The Tongues of Angels is an emotional story that tells how the life of a young boy changes a man forever. Reynolds Price tells the story through Bridge Boatner, a painter who recently lost his father. Bridge is given a job at Juniper, a summer camp, where he meets a fourteen year old boy named Rafe who teaches him lessons in life and changes the way his lives his. The author takes great care to show the depth of feelings that Bridge held towards Rafe and the things he learned from him, and their relationship become a very significant part of the book. The setting was also a major part of this story. Price wove a very vivid picture, making such a idyllic summer camp environment that it seemed very believable that such life altering events would occur here.

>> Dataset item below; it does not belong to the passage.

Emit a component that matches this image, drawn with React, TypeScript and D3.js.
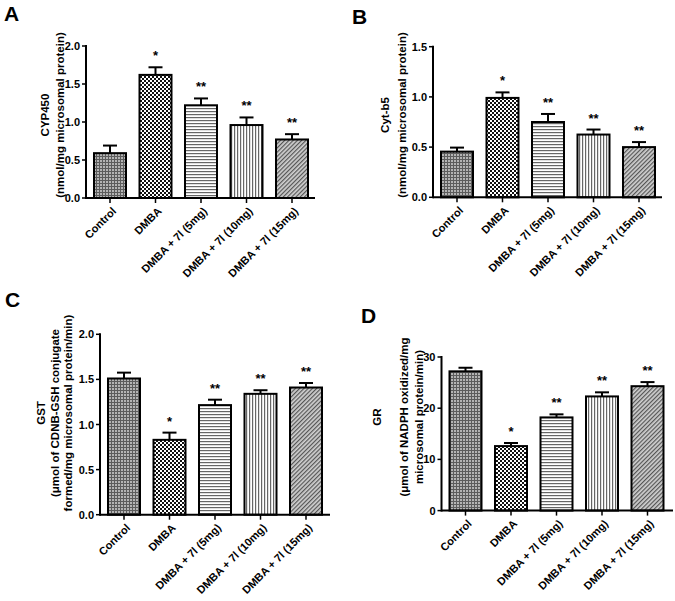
import React from "react";
import * as d3 from "d3";

const categories = ["Control", "DMBA", "DMBA + 7l (5mg)", "DMBA + 7l (10mg)", "DMBA + 7l (15mg)"];

const cypValues = [0.59, 1.62, 1.22, 0.96, 0.77];
const cypErrors = [0.1, 0.1, 0.09, 0.1, 0.07];
const cypStars = ["", "*", "**", "**", "**"];
const cypTicks = [0, 0.5, 1.0, 1.5, 2.0];

const cytValues = [0.455, 0.99, 0.75, 0.625, 0.5];
const cytErrors = [0.04, 0.055, 0.08, 0.05, 0.05];
const cytStars = ["", "*", "**", "**", "**"];
const cytTicks = [0, 0.5, 1.0, 1.5];

const gstValues = [1.51, 0.83, 1.215, 1.34, 1.41];
const gstErrors = [0.065, 0.08, 0.06, 0.04, 0.05];
const gstStars = ["", "*", "**", "**", "**"];
const gstTicks = [0, 0.5, 1.0, 1.5, 2.0];

const grValues = [27.2, 12.6, 18.2, 22.3, 24.3];
const grErrors = [0.7, 0.6, 0.6, 0.8, 0.8];
const grStars = ["", "*", "**", "**", "**"];
const grTicks = [0, 10, 20, 30];

const patterns = ["pCtrl", "pDmba", "pH", "pV", "pD"];
const FONT = "'Liberation Sans', Arial, sans-serif";

type PanelProps = {
  letter: string;
  letterX: number;
  letterY: number;
  values: number[];
  errors: number[];
  stars: string[];
  ticks: number[];
  tickFmt: (v: number) => string;
  axisX: number;
  xEnd: number;
  yTop: number;
  yBottom: number;
  labelLines: { text: string; x: number }[];
  labelY: number;
};

function Panel(p: PanelProps) {
  const y = d3
    .scaleLinear()
    .domain([0, p.ticks[p.ticks.length - 1]])
    .range([p.yBottom, p.yTop]);
  const x = d3
    .scalePoint<string>()
    .domain(categories)
    .range([p.axisX + 24, p.axisX + 24 + 4 * 45.5]);
  const bw = 32;
  const cap = 7;
  return (
    <g fontFamily={FONT} fontWeight="bold">
      <text x={p.letterX} y={p.letterY} fontSize={21}>
        {p.letter}
      </text>
      {p.labelLines.map((l, i) => (
        <text
          key={i}
          transform={`translate(${l.x},${p.labelY}) rotate(-90)`}
          textAnchor="middle"
          dominantBaseline="central"
          fontSize={11.5}
        >
          {l.text}
        </text>
      ))}
      {categories.map((c, i) => {
        const cx = x(c)!;
        const top = y(p.values[i]);
        const et = y(p.values[i] + p.errors[i]);
        return (
          <g key={c}>
            <line x1={cx} x2={cx} y1={top} y2={et} stroke="#000" strokeWidth={2} />
            <line x1={cx - cap} x2={cx + cap} y1={et} y2={et} stroke="#000" strokeWidth={2} />
            <rect
              x={cx - bw / 2}
              y={top}
              width={bw}
              height={p.yBottom - top}
              fill={`url(#${patterns[i]})`}
              stroke="#000"
              strokeWidth={2}
            />
            {p.stars[i] && (
              <text x={cx} y={et - 7} textAnchor="middle" fontSize={13}>
                {p.stars[i]}
              </text>
            )}
            <line x1={cx} x2={cx} y1={p.yBottom} y2={p.yBottom + 5} stroke="#000" strokeWidth={1.5} />
            <text
              transform={`translate(${cx + 4},${p.yBottom + 11}) rotate(-45)`}
              textAnchor="end"
              dominantBaseline="central"
              fontSize={11}
            >
              {c}
            </text>
          </g>
        );
      })}
      <line x1={p.axisX} x2={p.xEnd} y1={p.yBottom} y2={p.yBottom} stroke="#000" strokeWidth={2} />
      <line x1={p.axisX} x2={p.axisX} y1={p.yTop - 1} y2={p.yBottom + 1} stroke="#000" strokeWidth={2} />
      {p.ticks.map((t) => (
        <g key={t}>
          <line x1={p.axisX - 4} x2={p.axisX} y1={y(t)} y2={y(t)} stroke="#000" strokeWidth={1.5} />
          <text x={p.axisX - 6} y={y(t)} textAnchor="end" dominantBaseline="central" fontSize={11}>
            {p.tickFmt(t)}
          </text>
        </g>
      ))}
    </g>
  );
}

export default function App() {
  const f1 = (v: number) => v.toFixed(1);
  const f0 = (v: number) => String(v);
  return (
    <svg
      width={675}
      height={601}
      style={{ position: "absolute", left: 0, top: 0, display: "block", background: "#fff" }}
    >
      <defs>
        <pattern id="pCtrl" width={3} height={3} patternUnits="userSpaceOnUse">
          <rect width={3} height={3} fill="#b4b4b4" />
          <rect width={3} height={1} fill="#5c5c5c" />
          <rect width={1} height={3} fill="#5c5c5c" />
        </pattern>
        <pattern id="pDmba" width={4} height={4} patternUnits="userSpaceOnUse">
          <rect width={4} height={4} fill="#fff" />
          <rect x={0} y={0} width={2} height={2} fill="#111" />
          <rect x={2} y={2} width={2} height={2} fill="#111" />
        </pattern>
        <pattern id="pH" width={3} height={3} patternUnits="userSpaceOnUse">
          <rect width={3} height={3} fill="#fff" />
          <rect y={0} width={3} height={1.2} fill="#666" />
        </pattern>
        <pattern id="pV" width={3} height={3} patternUnits="userSpaceOnUse">
          <rect width={3} height={3} fill="#fff" />
          <rect x={0} width={1.2} height={3} fill="#666" />
        </pattern>
        <pattern id="pD" width={3} height={3} patternUnits="userSpaceOnUse" patternTransform="rotate(45)">
          <rect width={3} height={3} fill="#d0d0d0" />
          <rect x={0} width={1.2} height={3} fill="#555" />
        </pattern>
      </defs>
      <Panel
        letter="A"
        letterX={4}
        letterY={21}
        values={cypValues}
        errors={cypErrors}
        stars={cypStars}
        ticks={cypTicks}
        tickFmt={f1}
        axisX={86}
        xEnd={315}
        yTop={46}
        yBottom={198}
        labelLines={[
          { text: "CYP450", x: 45 },
          { text: "(nmol/mg microsomal protein)", x: 60 },
        ]}
        labelY={115}
      />
      <Panel
        letter="B"
        letterX={352}
        letterY={24}
        values={cytValues}
        errors={cytErrors}
        stars={cytStars}
        ticks={cytTicks}
        tickFmt={f1}
        axisX={433}
        xEnd={662}
        yTop={46.7}
        yBottom={197.3}
        labelLines={[
          { text: "Cyt-b5", x: 385 },
          { text: "(nmol/mg microsomal protein)", x: 401.5 },
        ]}
        labelY={115}
      />
      <Panel
        letter="C"
        letterX={5}
        letterY={307}
        values={gstValues}
        errors={gstErrors}
        stars={gstStars}
        ticks={gstTicks}
        tickFmt={f1}
        axisX={100}
        xEnd={330}
        yTop={334.3}
        yBottom={514.7}
        labelLines={[
          { text: "GST", x: 41 },
          { text: "(μmol of CDNB-GSH conjugate", x: 55 },
          { text: "formed/mg microsomal protein/min)", x: 68 },
        ]}
        labelY={413}
      />
      <Panel
        letter="D"
        letterX={361}
        letterY={323}
        values={grValues}
        errors={grErrors}
        stars={grStars}
        ticks={grTicks}
        tickFmt={f0}
        axisX={441.5}
        xEnd={673}
        yTop={357}
        yBottom={510.6}
        labelLines={[
          { text: "GR", x: 377 },
          { text: "(μmol of NADPH oxidized/mg", x: 404 },
          { text: "microsomal protein/min)", x: 419 },
        ]}
        labelY={417}
      />
    </svg>
  );
}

The entire novel centers around Bridge's relationship with Rafe. Bridge learns many things from his involvement with Rafe. Bridge was having a difficult time dealing with his father's death. The memories of it plagued him and he would have terrible hallucinations about it. He learned to move past it from Rafe. He realized that he could move on when he learned that Rafe"s history with death was much more violent and disturbing than his own, and that the boy had been able to become such an awesome person in spite of it. When Rafe was younger his mother was raped and killed right in front of him. Bridge's sympathy for Rafe and his urges to protect him seemed to take the place of his own grief. At one point Rafe pulls his iv (intravenous glucose) out of his arm while he was in a hospital (109). Normally this would send Bridge into a terrible fit as his remembered his father doing the same thing, but instead he calmly calls for a nurse. After being around Rafe for the camping session, the thought of his father no longer tormented Bridge.
Rafe also taught him subtler lessons, such as never leaving someone you care about. Bridge made this mistake twice in the book, each time he hurt Rafe.